Passages like this one from The Humane Economy by Wilhelm Roepke make me think that the Mises.org store should be carrying this book, despite its failings otherwise. It’s from the 1971 LibertyFund edition, pp. 168-70:
Very many people imagine that taxation of the higher income brackets merely implies restriction of luxury spending and that the purchasing power skimmed off from above is channeled into “social” purposes down below. This is an elementary error. It is quite obvious that larger incomes (and larger wealth) have so far mainly been spent for purposes which are in the interests of all. They serve functions which society cannot do without in any circumstances. Capital formation, investment, cultural expenditure, charity, and patronage of the arts may be mentioned among many others.
If a sufficient number of people are wealthy and if they are dispersed, then it is possible for a man like Alexander von Humboldt to pay out of his own pocket for scientific ventures of value to everyone or for Justus von Liebig to finance his own research. Then it is possible, too, that there should be private teachers’ posts and thousands of other rungs on the ladder on which the gifted can climb and the very variety of which makes it much more likely that some help will be forthcoming somewhere, whereas in the modern welfare state their fate depends upon the decision of one single official or upon the chances of one single examination.
If, then, the higher income groups are crushed by progressive taxation, it is obvious that some of their functions will have to be dropped and, since they are indispensable, taken over by the state— even if it is only the maintenance of some historic monument which used to be private property. To this extent, at any rate, the purchasing power taken from above is not at the disposal of the welfare state. It must be reserved for the purpose of paying, with public funds, for private services made impossible by taxation. This nullifies the aim of the welfare state. If the welfare state should claim any merit for educating, say, a genius like Gauss at public expense, the answer is that in the actual case of Gauss the task was discharged excellently and quite unbureaucratically, not only by the Duke of Brunswick, but also by a lot of others who would today be prevented from doing so by the welfare state’s taxation or would, at any rate, be left with little incentive or inclination to spend their money in this way.

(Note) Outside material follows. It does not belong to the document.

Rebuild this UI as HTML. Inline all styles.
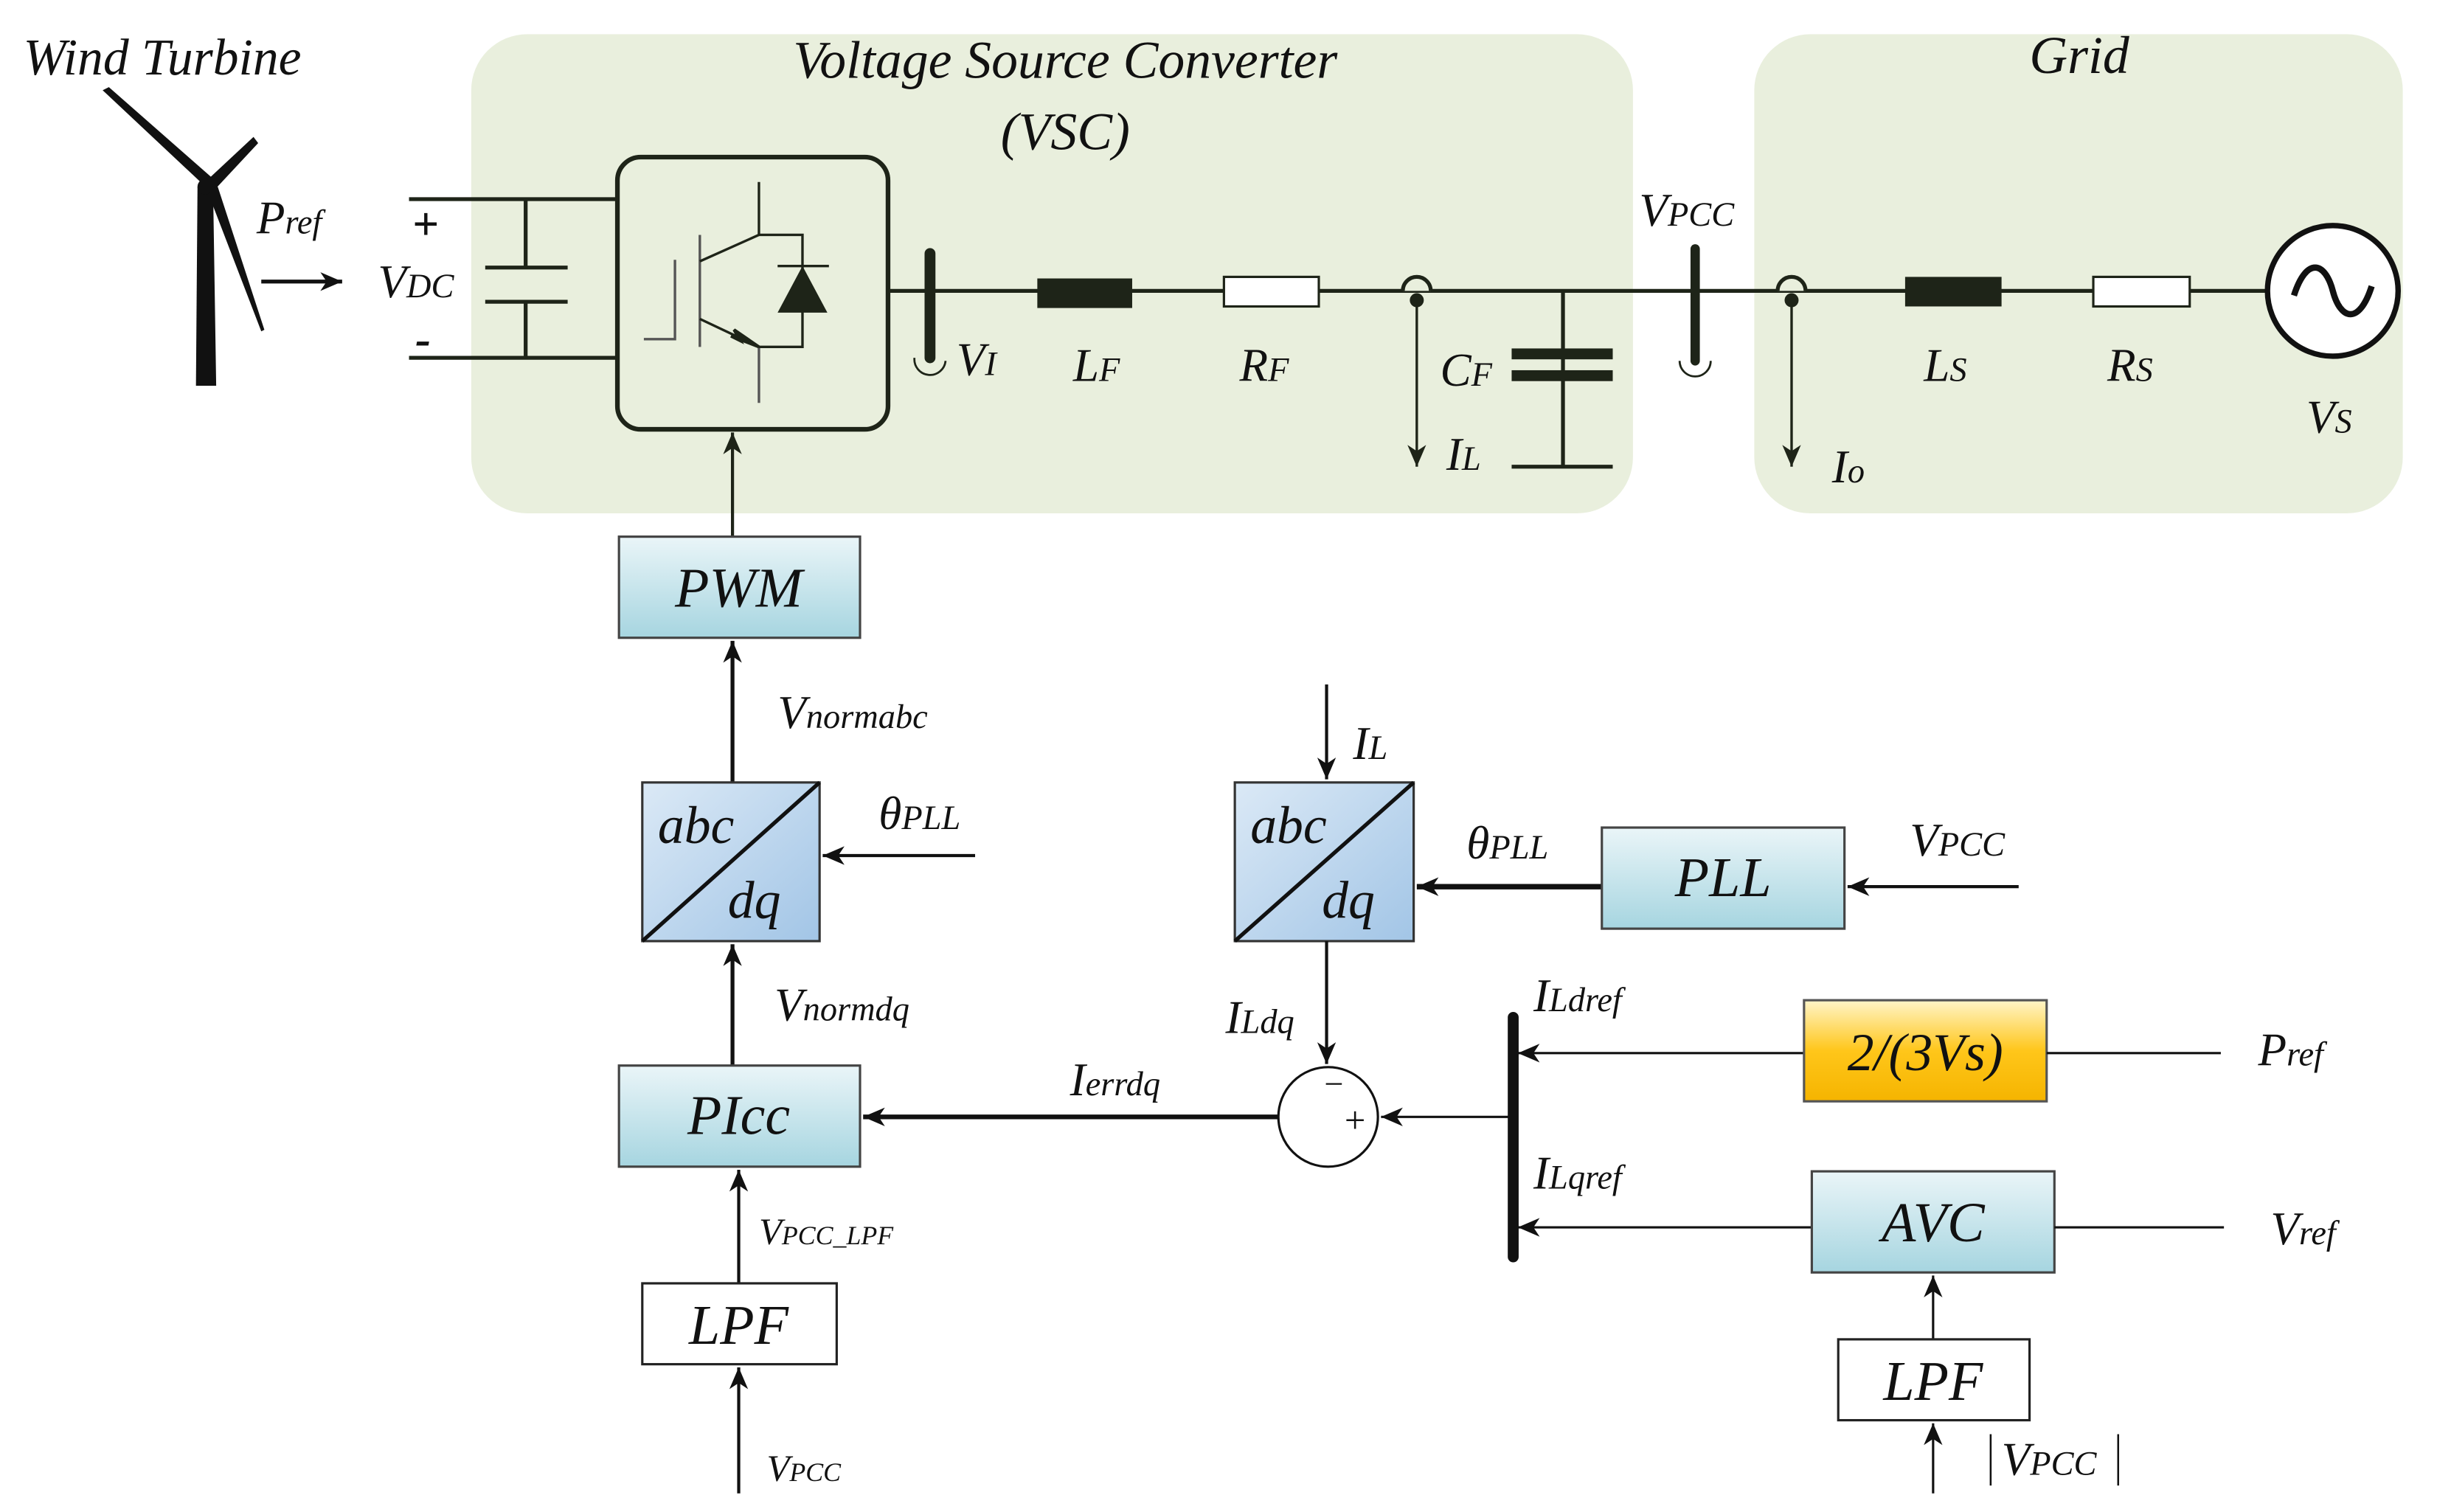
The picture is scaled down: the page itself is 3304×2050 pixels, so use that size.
<!DOCTYPE html>
<html><head><meta charset="utf-8">
<style>
html,body{margin:0;padding:0;background:#fff;}
svg{display:block;}
text{font-family:"Liberation Serif","Times New Roman","Tinos",serif;font-style:italic;fill:#111;}
</style></head><body>
<svg width="3304" height="2050" viewBox="0 0 1567 972" preserveAspectRatio="none" xmlns="http://www.w3.org/2000/svg">
<defs>
<marker id="a" markerUnits="userSpaceOnUse" markerWidth="16" markerHeight="14" refX="14" refY="7" orient="auto"><path d="M0,1 L14,7 L0,13 L4,7 Z" fill="#111"/></marker>
<marker id="b" markerUnits="userSpaceOnUse" markerWidth="16" markerHeight="14" refX="14" refY="7" orient="auto"><path d="M0,1 L14,7 L0,13 L4,7 Z" fill="#1e2418"/></marker>
<linearGradient id="blue" x1="0" y1="0" x2="0" y2="1"><stop offset="0" stop-color="#eaf5f8"/><stop offset="1" stop-color="#a6d5e0"/></linearGradient>
<linearGradient id="blue2" x1="0" y1="0" x2="1" y2="1"><stop offset="0" stop-color="#dbe9f6"/><stop offset="1" stop-color="#a2c5e6"/></linearGradient>
<linearGradient id="org" x1="0" y1="0" x2="0" y2="1"><stop offset="0" stop-color="#fff5c8"/><stop offset="0.5" stop-color="#ffc61a"/><stop offset="1" stop-color="#f5b400"/></linearGradient>
</defs>

<rect x="303" y="22" width="747" height="308" rx="36" fill="#e9efdd"/>
<rect x="1128" y="22" width="417" height="308" rx="36" fill="#e9efdd"/>
<text x="685" y="50" font-size="34" text-anchor="middle">Voltage Source Converter</text>
<text x="685" y="96" font-size="34" text-anchor="middle">(VSC)</text>
<text x="1337" y="47" font-size="34" text-anchor="middle">Grid</text>

<text x="15" y="48" font-size="33">Wind Turbine</text>
<path d="M127,120 L137,120 L139,248 L126,248 Z" fill="#111"/>
<path d="M130,118 L66,58 L70,56 L136,114 Z" fill="#111"/>
<path d="M133,116 L163,88 L166,92 L138,122 Z" fill="#111"/>
<path d="M133,122 L140,120 L170,212 L168,213 Z" fill="#111"/>
<circle cx="132" cy="120" r="5" fill="#111"/>
<text x="165" y="150" font-size="30">P<tspan font-size="22">ref</tspan></text>
<line x1="168" y1="181" x2="220" y2="181" stroke="#111" stroke-width="2.5" marker-end="url(#a)"/>
<text x="265" y="154" font-size="30" font-style="normal" font-weight="bold">+</text>
<text x="243" y="191" font-size="30">V<tspan font-size="22">DC</tspan></text>
<text x="267" y="228" font-size="30" font-style="normal" font-weight="bold">-</text>

<g stroke="#1e2418" stroke-width="2.5" fill="none">
<line x1="263" y1="128" x2="398" y2="128"/>
<line x1="263" y1="230" x2="398" y2="230"/>
<line x1="338" y1="128" x2="338" y2="172"/>
<line x1="338" y1="194" x2="338" y2="230"/>
<line x1="312" y1="172" x2="365" y2="172"/>
<line x1="312" y1="194" x2="365" y2="194"/>
</g>

<rect x="397" y="101" width="174" height="175" rx="15" fill="none" stroke="#1e2418" stroke-width="3"/>
<g stroke="#1e2418" stroke-width="1.6" fill="none">
<line x1="488" y1="117" x2="488" y2="151"/>
<line x1="450" y1="151" x2="450" y2="223" stroke="#555"/>
<line x1="450" y1="168" x2="488" y2="151"/>
<line x1="450" y1="205" x2="488" y2="223"/>
<line x1="488" y1="223" x2="488" y2="259" stroke="#555"/>
<polyline points="488,151 516,151 516,223 488,223"/>
<polyline points="414,218 434,218 434,167" stroke="#555"/>
<line x1="500" y1="171" x2="533" y2="171"/>
</g>
<path d="M516,171 L532,201 L500,201 Z" fill="#1e2418"/>
<path d="M488,223 L472,212 L476,219 L470,216 Z" fill="#1e2418" stroke="#1e2418" stroke-width="2"/>

<line x1="571" y1="187" x2="1457" y2="187" stroke="#1e2418" stroke-width="2.5"/>
<line x1="598" y1="163" x2="598" y2="230" stroke="#1e2418" stroke-width="7" stroke-linecap="round"/>
<path d="M588,230 A10,10 0 0 0 608,232" fill="none" stroke="#1e2418" stroke-width="1.3"/>
<text x="615" y="241" font-size="30">V<tspan font-size="22">I</tspan></text>
<rect x="667" y="179" width="61" height="19" fill="#1e2418"/>
<text x="690" y="245" font-size="30">L<tspan font-size="22">F</tspan></text>
<rect x="787" y="178" width="61" height="19" fill="#fff" stroke="#1e2418" stroke-width="1.5"/>
<text x="797" y="245" font-size="30">R<tspan font-size="22">F</tspan></text>

<path d="M902,187 A9,9 0 0 1 920,187" fill="#e9efdd" stroke="#1e2418" stroke-width="2.5"/>
<circle cx="911" cy="193" r="4.5" fill="#1e2418"/>
<line x1="911" y1="193" x2="911" y2="300" stroke="#1e2418" stroke-width="1.6" marker-end="url(#b)"/>
<text x="930" y="302" font-size="30">I<tspan font-size="22">L</tspan></text>
<line x1="1005" y1="187" x2="1005" y2="300" stroke="#1e2418" stroke-width="2.5"/>
<rect x="972" y="224" width="65" height="7" fill="#1e2418"/>
<rect x="972" y="238" width="65" height="7" fill="#1e2418"/>
<line x1="972" y1="300" x2="1037" y2="300" stroke="#1e2418" stroke-width="2.5"/>
<text x="926" y="248" font-size="30">C<tspan font-size="22">F</tspan></text>

<line x1="1090" y1="160" x2="1090" y2="232" stroke="#1e2418" stroke-width="6" stroke-linecap="round"/>
<path d="M1080,232 A10,10 0 0 0 1100,232" fill="none" stroke="#1e2418" stroke-width="1.3"/>
<text x="1054" y="145" font-size="30">V<tspan font-size="22">PCC</tspan></text>
<path d="M1143,187 A9,9 0 0 1 1161,187" fill="#e9efdd" stroke="#1e2418" stroke-width="2.5"/>
<circle cx="1152" cy="193" r="4.5" fill="#1e2418"/>
<line x1="1152" y1="193" x2="1152" y2="300" stroke="#1e2418" stroke-width="1.6" marker-end="url(#b)"/>
<text x="1178" y="310" font-size="30">I<tspan font-size="22">o</tspan></text>
<rect x="1225" y="178" width="62" height="19" fill="#1e2418"/>
<text x="1237" y="245" font-size="30">L<tspan font-size="22">S</tspan></text>
<rect x="1346" y="178" width="62" height="19" fill="#fff" stroke="#1e2418" stroke-width="1.5"/>
<text x="1355" y="245" font-size="30">R<tspan font-size="22">S</tspan></text>
<circle cx="1500" cy="187" r="42" fill="#fff" stroke="#111" stroke-width="3.5"/>
<path d="M1475,190 C1483,165 1495,168 1500,187 C1505,206 1517,209 1525,184" fill="none" stroke="#111" stroke-width="4"/>
<text x="1483" y="278" font-size="30">V<tspan font-size="22">S</tspan></text>

<line x1="471" y1="345" x2="471" y2="278" stroke="#1e2418" stroke-width="2" marker-end="url(#b)"/>
<rect x="398" y="345" width="155" height="65" fill="url(#blue)" stroke="#444" stroke-width="1.5"/>
<text x="475" y="390" font-size="36" text-anchor="middle">PWM</text>
<line x1="471" y1="503" x2="471" y2="412" stroke="#111" stroke-width="2.5" marker-end="url(#a)"/>
<text x="500" y="468" font-size="30">V<tspan font-size="22">normabc</tspan></text>

<rect x="413" y="503" width="114" height="102" fill="url(#blue2)" stroke="#333" stroke-width="1.5"/>
<line x1="413" y1="605" x2="527" y2="503" stroke="#111" stroke-width="2.5"/>
<text x="423" y="542" font-size="34">abc</text>
<text x="468" y="590" font-size="34">dq</text>
<line x1="627" y1="550" x2="529" y2="550" stroke="#111" stroke-width="2" marker-end="url(#a)"/>
<text x="565" y="533" font-size="30">θ<tspan font-size="22">PLL</tspan></text>

<line x1="471" y1="685" x2="471" y2="607" stroke="#111" stroke-width="2.5" marker-end="url(#a)"/>
<text x="498" y="656" font-size="30">V<tspan font-size="22">normdq</tspan></text>
<rect x="398" y="685" width="155" height="65" fill="url(#blue)" stroke="#444" stroke-width="1.5"/>
<text x="475" y="729" font-size="36" text-anchor="middle">PIcc</text>
<line x1="822" y1="718" x2="555" y2="718" stroke="#111" stroke-width="3" marker-end="url(#a)"/>
<text x="688" y="704" font-size="30">I<tspan font-size="22">errdq</tspan></text>

<line x1="475" y1="825" x2="475" y2="752" stroke="#111" stroke-width="2" marker-end="url(#a)"/>
<text x="488" y="800" font-size="24">V<tspan font-size="17">PCC_LPF</tspan></text>
<rect x="413" y="825" width="125" height="52" fill="#fff" stroke="#222" stroke-width="1.5"/>
<text x="475" y="864" font-size="36" text-anchor="middle">LPF</text>
<line x1="475" y1="960" x2="475" y2="879" stroke="#111" stroke-width="2" marker-end="url(#a)"/>
<text x="493" y="952" font-size="24">V<tspan font-size="17">PCC</tspan></text>

<line x1="853" y1="440" x2="853" y2="501" stroke="#111" stroke-width="2" marker-end="url(#a)"/>
<text x="870" y="488" font-size="30">I<tspan font-size="22">L</tspan></text>
<rect x="794" y="503" width="115" height="102" fill="url(#blue2)" stroke="#333" stroke-width="1.5"/>
<line x1="794" y1="605" x2="909" y2="503" stroke="#111" stroke-width="2.5"/>
<text x="804" y="542" font-size="34">abc</text>
<text x="850" y="590" font-size="34">dq</text>
<line x1="1030" y1="570" x2="911" y2="570" stroke="#111" stroke-width="3.5" marker-end="url(#a)"/>
<text x="943" y="552" font-size="30">θ<tspan font-size="22">PLL</tspan></text>
<rect x="1030" y="532" width="156" height="65" fill="url(#blue)" stroke="#444" stroke-width="1.5"/>
<text x="1108" y="576" font-size="36" text-anchor="middle">PLL</text>
<line x1="1298" y1="570" x2="1188" y2="570" stroke="#111" stroke-width="2" marker-end="url(#a)"/>
<text x="1228" y="550" font-size="30">V<tspan font-size="22">PCC</tspan></text>

<line x1="853" y1="605" x2="853" y2="684" stroke="#111" stroke-width="2" marker-end="url(#a)"/>
<text x="788" y="664" font-size="30">I<tspan font-size="22">Ldq</tspan></text>
<circle cx="854" cy="718" r="32" fill="#fff" stroke="#111" stroke-width="1.5"/>
<text x="850" y="704" font-size="22" font-style="normal">−</text>
<text x="863" y="728" font-size="24" font-style="normal">+</text>
<line x1="973" y1="718" x2="888" y2="718" stroke="#111" stroke-width="1.5" marker-end="url(#a)"/>
<line x1="973" y1="654" x2="973" y2="808" stroke="#111" stroke-width="7" stroke-linecap="round"/>
<text x="986" y="650" font-size="30">I<tspan font-size="22">Ldref</tspan></text>
<text x="986" y="764" font-size="30">I<tspan font-size="22">Lqref</tspan></text>

<line x1="1160" y1="677" x2="976" y2="677" stroke="#111" stroke-width="1.5" marker-end="url(#a)"/>
<rect x="1160" y="643" width="156" height="65" fill="url(#org)" stroke="#555" stroke-width="1.5"/>
<text x="1238" y="688" font-size="34" text-anchor="middle">2/(3Vs)</text>
<line x1="1316" y1="677" x2="1428" y2="677" stroke="#111" stroke-width="1.5"/>
<text x="1452" y="685" font-size="30">P<tspan font-size="22">ref</tspan></text>

<line x1="1165" y1="789" x2="976" y2="789" stroke="#111" stroke-width="1.5" marker-end="url(#a)"/>
<rect x="1165" y="753" width="156" height="65" fill="url(#blue)" stroke="#444" stroke-width="1.5"/>
<text x="1243" y="798" font-size="36" text-anchor="middle">AVC</text>
<line x1="1321" y1="789" x2="1430" y2="789" stroke="#111" stroke-width="1.5"/>
<text x="1460" y="800" font-size="30">V<tspan font-size="22">ref</tspan></text>

<line x1="1243" y1="861" x2="1243" y2="820" stroke="#111" stroke-width="1.5" marker-end="url(#a)"/>
<rect x="1182" y="861" width="123" height="52" fill="#fff" stroke="#222" stroke-width="1.5"/>
<text x="1243" y="900" font-size="36" text-anchor="middle">LPF</text>
<line x1="1243" y1="960" x2="1243" y2="915" stroke="#111" stroke-width="1.5" marker-end="url(#a)"/>
<line x1="1280" y1="922" x2="1280" y2="955" stroke="#111" stroke-width="1.2"/>
<text x="1287" y="948" font-size="30">V<tspan font-size="22">PCC</tspan></text>
<line x1="1362" y1="922" x2="1362" y2="955" stroke="#111" stroke-width="1.2"/>
</svg>
</body></html>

In this case, then, the upper income groups’ loss of purchasing power is not matched by any gain on the part of the lower income groups. The benefit goes not to the masses but to the state, which waxes in power and influence. At the same time, a powerful stimulus is given to modern state absolutism, with its centralization of decisions on very important matters, such as capital formation, investment, education, scientific research, art, and politics. What used to be personal and voluntary service is today at best state service, centralized, impersonal, compulsory, crudely stereotyped, and bought at the price of curtailed freedom.
Inevitably, such socialization of income uses for socially important functions must make a country’s moral climate oppressive. Kindliness, honorary office, generosity, quiet conversation, otium cum dignitate, everything which Burke calls by the now familiar name of the unbought graces of life—all of that suffocates under the stranglehold of the state.
Everything—paradoxically in a welfare state—is commercialized, everything an object of calculation, everything forced through the state’s money income pump. Hardly anything is done on an honorary basis any more because few can afford it; civic sense and public spirit are transformed into vexation at the top and envy at the bottom. In these circumstances everything that is done is done professionally and for money. There is a narrower margin of income available for free gifts, voluntary sacrifice, a cultivated way of life, and a certain breadth of spending, and for this reason the climate is not congenial to munificence, diversity, good taste, community, and public spirit. Civilization is blighted.